Ses paroles produisirent l’effet d’une douche froide sur Morguella, qui relâcha aussitôt la pression qu’il exerçait sur les épaules du praticien et observa ses mains tremblantes d’un air hébété. Le regard éteint, le dos courbé sous le poids de la culpabilité, ce qui accentuait encore l’impression de vieillesse que dégageaient ses traits, il subissait le choc des accusations portées contre lui.

Le docteur avait-il raison ? Lui qui durant toute sa vie croyait avoir œuvré pour le bien-être de sa communauté avait-il en réalité précipité sa perte ? Avait-il contribué à la maladie, et peut-être au décès de leur reine bien-aimée ?

Il y a un jour à peine, il aurait relégué ces accusations au rang de pure calomnie, mais à présent, il n’en était plus si sûr. Il ne pouvait s’empêcher de repenser au plaisir qu’il avait éprouvé au contact du sang de l’humain sur ses papilles émerveillées. Quel délice, quel sentiment de puissance n’avait-il pas ressenti alors ? Pour un peu, il avait même eu l’impression durant une fraction de seconde de retrouver un peu de sa jeunesse perdue.

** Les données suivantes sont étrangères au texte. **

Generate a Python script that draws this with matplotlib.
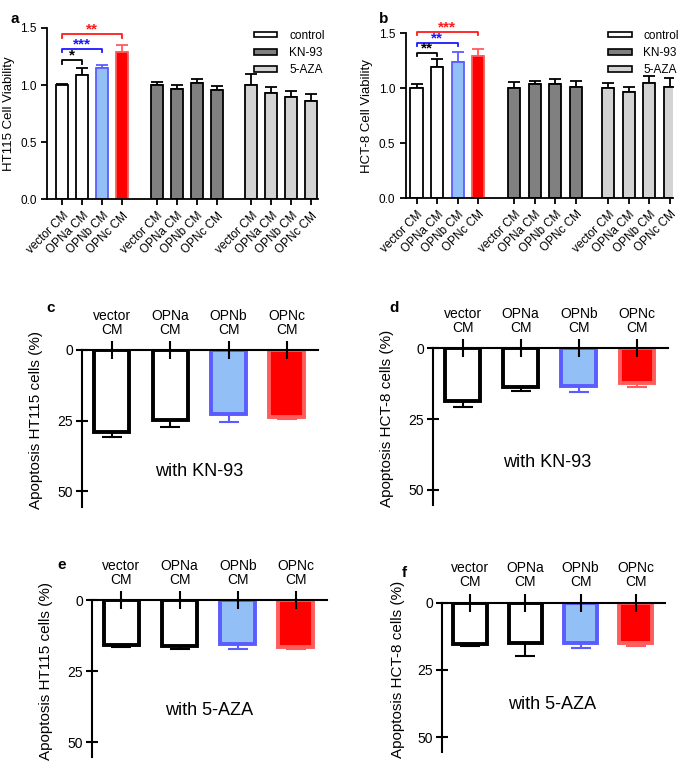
import numpy as np
import matplotlib
matplotlib.use('Agg')
import matplotlib.pyplot as plt
from matplotlib.patches import Patch

plt.rcParams['font.family'] = ['Liberation Sans', 'DejaVu Sans']

# ---- data ----
cm_labels = ['vector CM', 'OPNa CM', 'OPNb CM', 'OPNc CM']
treat = ['control', 'KN-93', '5-AZA']

# viability (panels a, b): rows = treatment, cols = CM
ht115_via = [[1.00, 1.09, 1.15, 1.29], [1.00, 0.97, 1.02, 0.96], [1.00, 0.93, 0.90, 0.86]]
ht115_via_err = [[0.01, 0.06, 0.03, 0.06], [0.03, 0.03, 0.03, 0.03], [0.10, 0.05, 0.05, 0.06]]
hct8_via = [[1.00, 1.19, 1.24, 1.29], [1.00, 1.035, 1.04, 1.01], [1.00, 0.963, 1.048, 1.01]]
hct8_via_err = [[0.04, 0.08, 0.09, 0.07], [0.06, 0.03, 0.045, 0.056], [0.045, 0.047, 0.062, 0.08]]

# significance brackets: (end index, height, stars)
ht115_sig = [(1, 1.216, '*'), (2, 1.316, '***'), (3, 1.444, '**')]
hct8_sig = [(1, 1.32, '**'), (2, 1.41, '**'), (3, 1.51, '***')]

# apoptosis (panels c-f)
apo_labels = ['vector\nCM', 'OPNa\nCM', 'OPNb\nCM', 'OPNc\nCM']
apo_c = [29.0, 24.8, 22.7, 23.6]; apo_c_err = [1.7, 2.5, 2.8, 0.7]
apo_d = [18.5, 13.6, 13.4, 12.4]; apo_d_err = [2.3, 1.5, 2.2, 1.2]
apo_e = [15.8, 16.1, 15.6, 16.4]; apo_e_err = [0.6, 1.0, 1.5, 0.7]
apo_f = [15.5, 14.85, 14.85, 15.1]; apo_f_err = [0.6, 4.95, 1.85, 0.9]

BLUE_F, BLUE_E = '#92bff6', '#5a5cff'
RED_F, RED_E = '#ff0000', '#ff5c5c'
fills = [['white', 'white', BLUE_F, RED_F], ['#808080'] * 4, ['#d3d3d3'] * 4]
edges = [['black', 'black', BLUE_E, RED_E], ['black'] * 4, ['black'] * 4]
sig_cols = ['black', '#1a1aff', '#ff1a1a']

fig = plt.figure(figsize=(6.85, 7.69), dpi=100)

def viability(rect, vals, errs, sig, ylabel, xpos, xlim, letter, lx, ly_leg):
    ax = fig.add_axes(rect)
    xp = np.array(xpos)
    for g in range(3):
        for i in range(4):
            x = xp[g * 4 + i]
            ax.bar(x, vals[g][i], 0.6, color=fills[g][i], edgecolor=edges[g][i], lw=1.3, zorder=2)
            ec = edges[g][i] if g == 0 else 'black'
            ax.errorbar(x, vals[g][i], yerr=[[0], [errs[g][i]]], fmt='none', ecolor=ec,
                        elinewidth=1.3, capsize=4, capthick=1.3, zorder=1)
    for (j, h, st), c in zip(sig, sig_cols):
        ax.plot([xp[0], xp[0], xp[j], xp[j]], [h - 0.03, h, h, h - 0.03], color=c, lw=1.3, clip_on=False)
        ax.text((xp[0] + xp[j]) / 2, h - 0.02, st, color=c, ha='center', va='bottom', fontsize=11,
                fontweight='bold', clip_on=False)
    ax.set_xlim(*xlim); ax.set_ylim(0, 1.5)
    ax.set_yticks([0, 0.5, 1.0, 1.5]); ax.set_yticklabels(['0.0', '0.5', '1.0', '1.5'])
    ax.set_xticks(xp); ax.set_xticklabels(cm_labels * 3, rotation=45, ha='right', rotation_mode='anchor')
    ax.tick_params(labelsize=8.5, width=1.3, length=4)
    for s in ['top', 'right']: ax.spines[s].set_visible(False)
    for s in ['left', 'bottom']: ax.spines[s].set_linewidth(1.3)
    ax.set_ylabel(ylabel, fontsize=9.5)
    handles = [Patch(facecolor=f, edgecolor='black', lw=1.2) for f in ['white', '#808080', '#d3d3d3']]
    fig.legend(handles, treat, loc='upper left', bbox_to_anchor=ly_leg, frameon=False, fontsize=8.5,
               handlelength=2.0, handleheight=0.35, labelspacing=0.45, handletextpad=1.0)
    fig.text(lx, 0.985, letter, fontsize=11, fontweight='bold', va='top')
    return ax

pos_a = [0, 1, 2, 3, 4.7, 5.7, 6.7, 7.7, 9.4, 10.4, 11.4, 12.4]
pos_b = [0, 1, 2, 3, 4.75, 5.75, 6.75, 7.75, 9.33, 10.33, 11.33, 12.33]
viability([0.0686, 0.7406, 0.396, 0.223], ht115_via, ht115_via_err, ht115_sig, 'HT115 Cell Viability',
          pos_a, (-0.75, 12.74), 'a', 0.015, (0.355, 0.975))
viability([0.592, 0.7425, 0.391, 0.2142], hct8_via, hct8_via_err, hct8_sig, 'HCT-8 Cell Viability',
          pos_b, (-0.54, 12.5), 'b', 0.553, (0.872, 0.975))

def apoptosis(rect, vals, errs, ylabel, note, note_xy, letter, lxy):
    ax = fig.add_axes(rect)
    x = np.arange(4)
    fl = ['white', 'white', BLUE_F, RED_F]; ed = ['black', 'black', BLUE_E, RED_E]
    for i in range(4):
        ax.bar(x[i], vals[i], 0.6, color=fl[i], edgecolor=ed[i], lw=2.8, zorder=1)
        ax.errorbar(x[i], vals[i], yerr=[[0], [errs[i]]], fmt='none', ecolor=ed[i],
                    elinewidth=1.5, capsize=7, capthick=1.5, zorder=0.9)
    ax.set_ylim(55.4, 0)
    ax.set_xlim(-0.51, 3.53)
    ax.set_yticks([0, 25, 50])
    ax.xaxis.tick_top()
    ax.set_xticks(x); ax.set_xticklabels(apo_labels, fontsize=10, linespacing=1.0)
    ax.tick_params(axis='x', direction='inout', length=13, width=1.5, pad=3)
    ax.tick_params(axis='y', direction='inout', length=9, width=1.5, labelsize=10, pad=2)
    for s in ['bottom', 'right']: ax.spines[s].set_visible(False)
    for s in ['top', 'left']: ax.spines[s].set_linewidth(1.5)
    ax.set_ylabel(ylabel, fontsize=11)
    ax.yaxis.set_label_coords(-0.165, 0.55)
    ax.text(note_xy[0], note_xy[1], note, fontsize=13, ha='center', va='center')
    fig.text(lxy[0], lxy[1], letter, fontsize=11, fontweight='bold', va='center')
    return ax

apoptosis([0.1197, 0.3411, 0.3443, 0.2038], apo_c, apo_c_err, 'Apoptosis HT115 cells (%)',
          'with KN-93', (1.5, 43), 'c', (0.068, 0.6))
apoptosis([0.632, 0.3433, 0.343, 0.2037], apo_d, apo_d_err, 'Apoptosis HCT-8 cells (%)',
          'with KN-93', (1.45, 40.4), 'd', (0.568, 0.6))
apoptosis([0.134, 0.0152, 0.343, 0.2042], apo_e, apo_e_err, 'Apoptosis HT115 cells (%)',
          'with 5-AZA', (1.5, 39), 'e', (0.084, 0.265))
apoptosis([0.645, 0.0225, 0.326, 0.1938], apo_f, apo_f_err, 'Apoptosis HCT-8 cells (%)',
          'with 5-AZA', (1.48, 38), 'f', (0.587, 0.255))

fig.savefig('out.png', dpi=100)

– Je… mais… je ne voulais pas, balbutia-t-il d’un air hagard, titubant comme s’il allait chuter et se raccrochant de justesse d’une main au lit.

– Allons, allons, reprenez-vous, répondit le médecin d’une voix radoucie en le soutenant. Ne vous mettez pas dans cet état. Mes paroles ont peut-être dépassé mes pensées, sous l’emprise de la colère. Venez donc vous asseoir.